Wednesday, March 11, 2009

Summing Up III

I started the week summing up what we know about media and political knowledge. On Monday I did TV news, on Tuesday comedy programs such as The Daily Show.

Today I take on that poor cousin -- radio.

Yeah, radio.

I like radio. A lot. A pile of research I did on talk radio in the 1990s helped win me tenure and thus employment at UGA where I can spend my time in hero support -- meaning I teach a lot, do a lot of research, and watch the occasionally-teaching faculty get all the kudos. Anyway, radio is a favorite of mine, but it's also weird. Why? I'm working now on a study of who stuck to the belief that Barack Obama was Muslim during the 2008 campaign. I'll blog more on this study soon, but one weird effect was radio news. The people who said they listened to a lot of radio news didn't act like others who consumed mainstream news media.

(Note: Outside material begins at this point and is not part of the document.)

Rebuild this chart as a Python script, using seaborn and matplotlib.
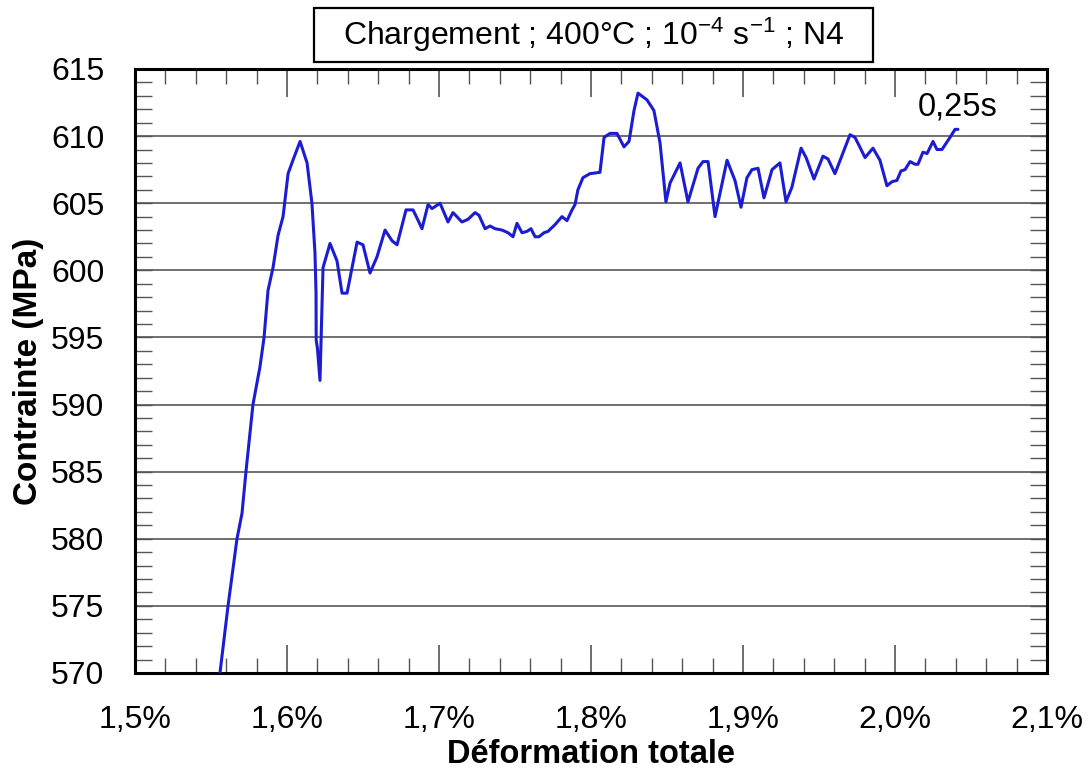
import matplotlib
matplotlib.use("Agg")
import matplotlib.pyplot as plt
from matplotlib.patches import Rectangle
from matplotlib.ticker import MultipleLocator, FuncFormatter
import seaborn as sns
import pandas as pd

# Total strain (%) and stress (MPa) during loading at 400 °C
strain_pct = [
    1.5559, 1.5612, 1.5671, 1.5704, 1.5730, 1.5776, 1.5822, 1.5849, 1.5875, 1.5908,
    1.5941, 1.5974, 1.6007, 1.6039, 1.6086, 1.6132, 1.6164, 1.6184, 1.6191, 1.6192,
    1.6200, 1.6217, 1.6237, 1.6283, 1.6329, 1.6362, 1.6395, 1.6428, 1.6461, 1.6500,
    1.6546, 1.6592, 1.6645, 1.6691, 1.6724, 1.6783, 1.6829, 1.6855, 1.6888, 1.6928,
    1.6954, 1.7007, 1.7059, 1.7092, 1.7151, 1.7191, 1.7237, 1.7263, 1.7303, 1.7336,
    1.7368, 1.7414, 1.7454, 1.7487, 1.7513, 1.7546, 1.7579, 1.7605, 1.7632, 1.7658,
    1.7691, 1.7717, 1.7763, 1.7809, 1.7842, 1.7875, 1.7895, 1.7914, 1.7947, 1.7993,
    1.8059, 1.8086, 1.8125, 1.8171, 1.8217, 1.8250, 1.8283, 1.8309, 1.8368, 1.8414,
    1.8454, 1.8493, 1.8520, 1.8586, 1.8638, 1.8704, 1.8737, 1.8770, 1.8816, 1.8895,
    1.8947, 1.8987, 1.9026, 1.9059, 1.9099, 1.9138, 1.9191, 1.9243, 1.9283, 1.9322,
    1.9382, 1.9415, 1.9467, 1.9526, 1.9559, 1.9605, 1.9704, 1.9737, 1.9803, 1.9855,
    1.9901, 1.9947, 1.9980, 2.0013, 2.0039, 2.0066, 2.0099, 2.0132, 2.0151, 2.0184,
    2.0211, 2.0250, 2.0276, 2.0309, 2.0362, 2.0395, 2.0414,
]
stress_mpa = [
    570.0, 575.0, 580.0, 581.9, 585.0, 590.0, 592.8, 595.0, 598.5, 600.2,
    602.6, 604.0, 607.2, 608.2, 609.6, 608.0, 605.0, 601.3, 598.3, 594.8,
    594.2, 591.8, 600.2, 602.0, 600.7, 598.3, 598.3, 600.2, 602.1, 601.9,
    599.8, 601.0, 603.0, 602.2, 601.9, 604.5, 604.5, 603.9, 603.1, 604.9,
    604.6, 605.0, 603.6, 604.3, 603.6, 603.8, 604.3, 604.1, 603.1, 603.3,
    603.1, 603.0, 602.8, 602.5, 603.5, 602.8, 602.9, 603.1, 602.5, 602.5,
    602.8, 602.9, 603.4, 604.0, 603.7, 604.5, 604.9, 606.0, 606.9, 607.2,
    607.3, 609.9, 610.2, 610.2, 609.2, 609.6, 611.9, 613.2, 612.7, 611.9,
    609.5, 605.1, 606.5, 608.0, 605.1, 607.6, 608.1, 608.1, 604.0, 608.2,
    606.7, 604.7, 606.9, 607.5, 607.6, 605.4, 607.5, 608.0, 605.1, 606.2,
    609.1, 608.4, 606.8, 608.5, 608.3, 607.2, 610.1, 609.9, 608.4, 609.1,
    608.2, 606.3, 606.6, 606.7, 607.4, 607.5, 608.1, 607.9, 607.9, 608.8,
    608.7, 609.6, 609.0, 609.0, 609.9, 610.5, 610.5,
]

end_label = "0,25s"
title_text = "Chargement ; 400°C ; 10$^{-4}$ s$^{-1}$ ; N4"
x_label = "Déformation totale"
y_label = "Contrainte (MPa)"

sns.set_theme(style="white")
plt.rcParams["font.family"] = ["Liberation Sans", "DejaVu Sans"]
plt.rcParams["mathtext.fontset"] = "custom"
plt.rcParams["mathtext.rm"] = "Liberation Sans"
plt.rcParams["mathtext.it"] = "Liberation Sans:italic"
plt.rcParams["mathtext.bf"] = "Liberation Sans:bold"
plt.rcParams["text.color"] = "black"
plt.rcParams["axes.labelcolor"] = "black"

df = pd.DataFrame({"strain": strain_pct, "stress": stress_mpa})

fig = plt.figure(figsize=(10.87, 7.74), dpi=100)
ax = fig.add_axes([0.1242, 0.1305, 0.8390, 0.7804])

sns.lineplot(data=df, x="strain", y="stress", sort=False, estimator=None,
             color="#1c1cd2", linewidth=2.2, ax=ax, zorder=3)

ax.set_xlim(1.5, 2.1)
ax.set_ylim(570, 615)

ax.xaxis.set_major_locator(MultipleLocator(0.1))
ax.xaxis.set_minor_locator(MultipleLocator(0.02))
ax.yaxis.set_major_locator(MultipleLocator(5))
ax.yaxis.set_minor_locator(MultipleLocator(1))
ax.xaxis.set_major_formatter(FuncFormatter(lambda v, _: f"{v:.1f}".replace(".", ",") + "%"))
ax.yaxis.set_major_formatter(FuncFormatter(lambda v, _: f"{v:.0f}"))

ax.grid(axis="y", which="major", color="#707070", linewidth=1.4, zorder=1)
ax.grid(axis="x", visible=False)

ax.tick_params(axis="both", which="both", direction="in", colors="#555555",
               labelcolor="black", labelsize=23)
ax.tick_params(axis="x", which="major", length=20, width=1.2, top=True, bottom=True, pad=23)
ax.tick_params(axis="x", which="minor", length=11, width=1.0, top=True, bottom=True)
ax.tick_params(axis="y", which="major", length=12, width=1.0, left=True, right=True, pad=22)
ax.tick_params(axis="y", which="minor", length=12, width=1.0, left=True, right=True)

for side in ax.spines.values():
    side.set_visible(True)
    side.set_color("black")
    side.set_linewidth(2.2)

ax.set_xlabel(x_label, fontsize=23.5, fontweight="bold", labelpad=3)
ax.set_ylabel(y_label, fontsize=24, fontweight="bold", labelpad=5)

# Boxed heading above the plotting area
fig.add_artist(Rectangle((0.2889, 0.9199), 0.5143, 0.0698, transform=fig.transFigure,
                         facecolor="white", edgecolor="black", linewidth=1.6))
fig.text(0.5460, 0.9545, title_text, ha="center", va="center", fontsize=23)

ax.annotate(end_label, xy=(strain_pct[-1], stress_mpa[-1]), xytext=(0, 10),
            textcoords="offset points", ha="center", va="baseline", fontsize=23.5)

fig.savefig("out.png", dpi=100)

Then it hit me. Talk radio. I bet, though can't prove with the data I'm using, that when asked about radio news people answered the same whether they listened to NPR or Rush Limbaugh. In fact I'm betting they answered more for talk radio than traditional newscasts.

So radio bounces a lot of ways unless you ask very specific questions to make a respondent sure you mean what you mean. The audience for talk radio has changed dramatically over the past thirty years. Once an outpost for the lonely, then for the liberal disaffected, it's now become a bastion of conservative thought. Yeah, thought is a strong word, but follow me on this romp through radioland. Exposure to talk radio is associated with some gain in political knowledge, but mostly for those who already know something about public affairs. The barely interested, they don't get a lot out of it -- which makes talk radio vastly different than traditional TV news (see Monday's post).

What about regular radio news? That audience, especially for NPR, et al., is already high enough in education and knowledge and interest that listening doesn't really translate in much gain in political knowledge. Yes they score higher, but they were probably already high in the first place.

So when we say radio, we mean a lot of different things. TV is kinda like that, though not so much as radio.